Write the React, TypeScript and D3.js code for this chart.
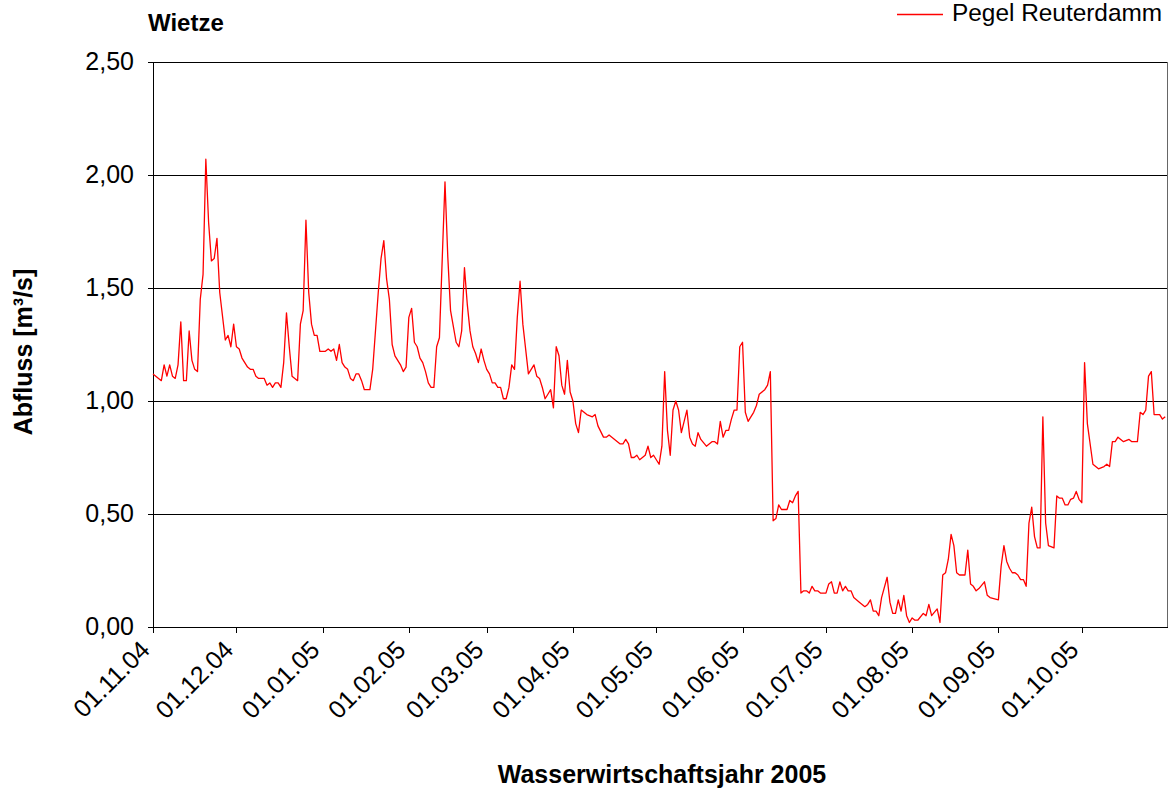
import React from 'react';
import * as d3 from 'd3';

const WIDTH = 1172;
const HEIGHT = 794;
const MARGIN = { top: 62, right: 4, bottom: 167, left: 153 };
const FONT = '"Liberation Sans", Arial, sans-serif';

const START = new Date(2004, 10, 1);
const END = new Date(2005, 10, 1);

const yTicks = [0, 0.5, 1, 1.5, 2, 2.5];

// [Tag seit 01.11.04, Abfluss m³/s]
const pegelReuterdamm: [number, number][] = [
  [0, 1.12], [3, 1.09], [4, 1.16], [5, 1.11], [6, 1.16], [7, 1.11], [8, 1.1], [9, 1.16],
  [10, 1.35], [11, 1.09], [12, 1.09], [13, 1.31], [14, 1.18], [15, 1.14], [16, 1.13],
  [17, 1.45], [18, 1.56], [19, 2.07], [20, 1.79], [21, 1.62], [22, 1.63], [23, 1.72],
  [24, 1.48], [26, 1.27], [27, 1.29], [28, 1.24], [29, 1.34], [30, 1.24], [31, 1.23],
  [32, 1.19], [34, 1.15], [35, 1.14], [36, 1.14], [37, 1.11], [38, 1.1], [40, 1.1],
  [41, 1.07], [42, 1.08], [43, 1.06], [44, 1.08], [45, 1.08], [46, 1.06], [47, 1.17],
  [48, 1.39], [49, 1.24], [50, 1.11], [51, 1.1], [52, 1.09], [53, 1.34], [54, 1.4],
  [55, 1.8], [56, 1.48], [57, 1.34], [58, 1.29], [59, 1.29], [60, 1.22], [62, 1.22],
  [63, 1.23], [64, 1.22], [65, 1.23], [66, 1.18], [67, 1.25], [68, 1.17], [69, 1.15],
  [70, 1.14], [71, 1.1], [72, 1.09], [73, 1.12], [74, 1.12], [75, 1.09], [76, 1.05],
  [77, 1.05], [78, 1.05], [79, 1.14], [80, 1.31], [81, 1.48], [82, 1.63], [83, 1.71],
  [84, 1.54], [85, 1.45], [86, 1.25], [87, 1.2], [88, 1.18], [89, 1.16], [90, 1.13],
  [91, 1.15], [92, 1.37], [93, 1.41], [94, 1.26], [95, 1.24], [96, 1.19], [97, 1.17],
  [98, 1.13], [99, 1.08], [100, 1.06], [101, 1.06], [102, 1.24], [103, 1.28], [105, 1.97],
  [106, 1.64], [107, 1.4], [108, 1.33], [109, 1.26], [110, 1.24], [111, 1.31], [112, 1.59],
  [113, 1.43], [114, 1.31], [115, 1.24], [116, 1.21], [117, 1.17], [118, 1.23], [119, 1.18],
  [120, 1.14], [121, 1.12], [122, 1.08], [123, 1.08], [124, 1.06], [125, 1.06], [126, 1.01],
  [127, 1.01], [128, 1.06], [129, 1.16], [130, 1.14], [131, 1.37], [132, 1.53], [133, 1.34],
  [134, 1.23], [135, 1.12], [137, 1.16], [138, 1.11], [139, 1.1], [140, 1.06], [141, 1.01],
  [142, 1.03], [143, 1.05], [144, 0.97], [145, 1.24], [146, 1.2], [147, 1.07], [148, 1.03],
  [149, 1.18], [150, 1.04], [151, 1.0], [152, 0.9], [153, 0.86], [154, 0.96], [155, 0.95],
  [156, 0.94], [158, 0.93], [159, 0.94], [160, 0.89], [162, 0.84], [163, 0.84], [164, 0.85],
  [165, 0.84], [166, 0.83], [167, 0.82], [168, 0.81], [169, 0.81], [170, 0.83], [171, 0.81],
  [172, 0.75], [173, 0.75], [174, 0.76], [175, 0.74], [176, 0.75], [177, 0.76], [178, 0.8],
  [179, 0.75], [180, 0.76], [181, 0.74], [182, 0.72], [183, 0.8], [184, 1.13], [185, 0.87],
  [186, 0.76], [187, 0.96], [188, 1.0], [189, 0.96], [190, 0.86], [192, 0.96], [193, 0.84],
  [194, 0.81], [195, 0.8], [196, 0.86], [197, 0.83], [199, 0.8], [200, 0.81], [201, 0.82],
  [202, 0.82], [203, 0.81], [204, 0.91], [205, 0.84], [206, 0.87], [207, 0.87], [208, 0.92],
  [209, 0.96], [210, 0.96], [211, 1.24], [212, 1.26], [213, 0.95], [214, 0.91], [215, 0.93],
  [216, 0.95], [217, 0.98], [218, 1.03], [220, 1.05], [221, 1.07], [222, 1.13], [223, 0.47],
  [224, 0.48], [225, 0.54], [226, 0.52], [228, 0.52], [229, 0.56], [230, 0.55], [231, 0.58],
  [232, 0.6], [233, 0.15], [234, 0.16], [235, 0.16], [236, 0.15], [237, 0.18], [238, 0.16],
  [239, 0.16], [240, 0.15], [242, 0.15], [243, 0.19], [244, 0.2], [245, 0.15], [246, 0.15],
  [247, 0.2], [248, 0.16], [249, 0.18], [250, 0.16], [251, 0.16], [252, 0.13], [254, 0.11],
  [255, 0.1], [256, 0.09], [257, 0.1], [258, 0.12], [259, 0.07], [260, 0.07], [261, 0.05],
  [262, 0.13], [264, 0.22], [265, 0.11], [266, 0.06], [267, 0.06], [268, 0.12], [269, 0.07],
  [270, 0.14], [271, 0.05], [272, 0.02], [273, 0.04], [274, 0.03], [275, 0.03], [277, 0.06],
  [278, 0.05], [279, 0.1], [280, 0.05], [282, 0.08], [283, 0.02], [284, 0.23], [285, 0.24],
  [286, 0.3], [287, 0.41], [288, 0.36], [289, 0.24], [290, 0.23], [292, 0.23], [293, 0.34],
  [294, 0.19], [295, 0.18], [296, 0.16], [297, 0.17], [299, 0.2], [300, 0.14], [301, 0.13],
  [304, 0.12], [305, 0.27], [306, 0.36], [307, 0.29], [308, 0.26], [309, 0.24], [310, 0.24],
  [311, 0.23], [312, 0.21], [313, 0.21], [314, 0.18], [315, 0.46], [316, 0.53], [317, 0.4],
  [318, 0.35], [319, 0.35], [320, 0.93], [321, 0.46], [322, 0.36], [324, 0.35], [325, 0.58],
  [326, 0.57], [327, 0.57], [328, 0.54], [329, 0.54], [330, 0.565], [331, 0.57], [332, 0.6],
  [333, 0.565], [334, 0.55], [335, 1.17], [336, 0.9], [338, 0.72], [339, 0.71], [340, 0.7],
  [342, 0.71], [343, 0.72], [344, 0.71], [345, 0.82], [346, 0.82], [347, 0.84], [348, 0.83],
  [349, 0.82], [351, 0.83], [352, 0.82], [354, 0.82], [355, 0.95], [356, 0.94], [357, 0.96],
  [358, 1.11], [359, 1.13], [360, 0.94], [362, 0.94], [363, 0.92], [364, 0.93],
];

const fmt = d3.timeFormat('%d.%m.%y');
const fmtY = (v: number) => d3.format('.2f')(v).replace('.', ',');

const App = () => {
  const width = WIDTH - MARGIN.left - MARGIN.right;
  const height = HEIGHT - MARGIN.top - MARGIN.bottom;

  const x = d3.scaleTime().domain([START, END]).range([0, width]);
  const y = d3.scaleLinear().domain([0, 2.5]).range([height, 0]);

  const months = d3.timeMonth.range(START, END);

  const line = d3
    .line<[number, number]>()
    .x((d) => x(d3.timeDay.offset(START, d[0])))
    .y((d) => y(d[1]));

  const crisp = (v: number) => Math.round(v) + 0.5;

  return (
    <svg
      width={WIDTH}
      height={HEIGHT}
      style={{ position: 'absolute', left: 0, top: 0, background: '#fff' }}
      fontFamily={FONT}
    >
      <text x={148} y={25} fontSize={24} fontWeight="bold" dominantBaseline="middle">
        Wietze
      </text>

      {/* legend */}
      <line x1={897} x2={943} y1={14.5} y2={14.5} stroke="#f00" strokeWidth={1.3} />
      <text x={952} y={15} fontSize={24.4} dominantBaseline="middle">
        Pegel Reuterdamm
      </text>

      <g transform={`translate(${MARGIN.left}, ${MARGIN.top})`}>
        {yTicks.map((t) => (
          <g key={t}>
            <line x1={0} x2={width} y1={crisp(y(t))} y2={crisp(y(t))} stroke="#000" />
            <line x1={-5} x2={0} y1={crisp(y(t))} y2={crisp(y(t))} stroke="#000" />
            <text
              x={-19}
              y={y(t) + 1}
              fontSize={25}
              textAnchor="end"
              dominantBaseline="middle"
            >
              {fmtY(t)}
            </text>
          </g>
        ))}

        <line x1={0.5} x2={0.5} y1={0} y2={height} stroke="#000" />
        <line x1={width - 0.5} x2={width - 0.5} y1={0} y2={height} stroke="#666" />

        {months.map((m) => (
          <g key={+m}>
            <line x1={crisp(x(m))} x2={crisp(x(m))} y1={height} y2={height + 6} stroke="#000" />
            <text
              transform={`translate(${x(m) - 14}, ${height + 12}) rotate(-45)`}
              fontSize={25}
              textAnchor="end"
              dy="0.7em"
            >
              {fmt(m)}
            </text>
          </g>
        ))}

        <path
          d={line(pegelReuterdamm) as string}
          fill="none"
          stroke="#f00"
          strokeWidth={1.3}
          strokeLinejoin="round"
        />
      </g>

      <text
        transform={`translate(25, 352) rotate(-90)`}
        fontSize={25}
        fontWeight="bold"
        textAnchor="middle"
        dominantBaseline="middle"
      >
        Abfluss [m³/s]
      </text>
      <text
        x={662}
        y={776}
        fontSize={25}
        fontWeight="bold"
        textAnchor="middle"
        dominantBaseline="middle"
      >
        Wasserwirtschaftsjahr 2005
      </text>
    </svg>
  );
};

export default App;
-*-*-
Extract the lines exactly, please: the first line of the listing, the line with "const yTicks = [0, 0.5, 1, 1.5, 2, 2.5];", and every line between them, but no pictures.

Exercise output:
Write the React, TypeScript and D3.js code for this chart.
import React from 'react';
import * as d3 from 'd3';

const WIDTH = 1172;
const HEIGHT = 794;
const MARGIN = { top: 62, right: 4, bottom: 167, left: 153 };
const FONT = '"Liberation Sans", Arial, sans-serif';

const START = new Date(2004, 10, 1);
const END = new Date(2005, 10, 1);

const yTicks = [0, 0.5, 1, 1.5, 2, 2.5];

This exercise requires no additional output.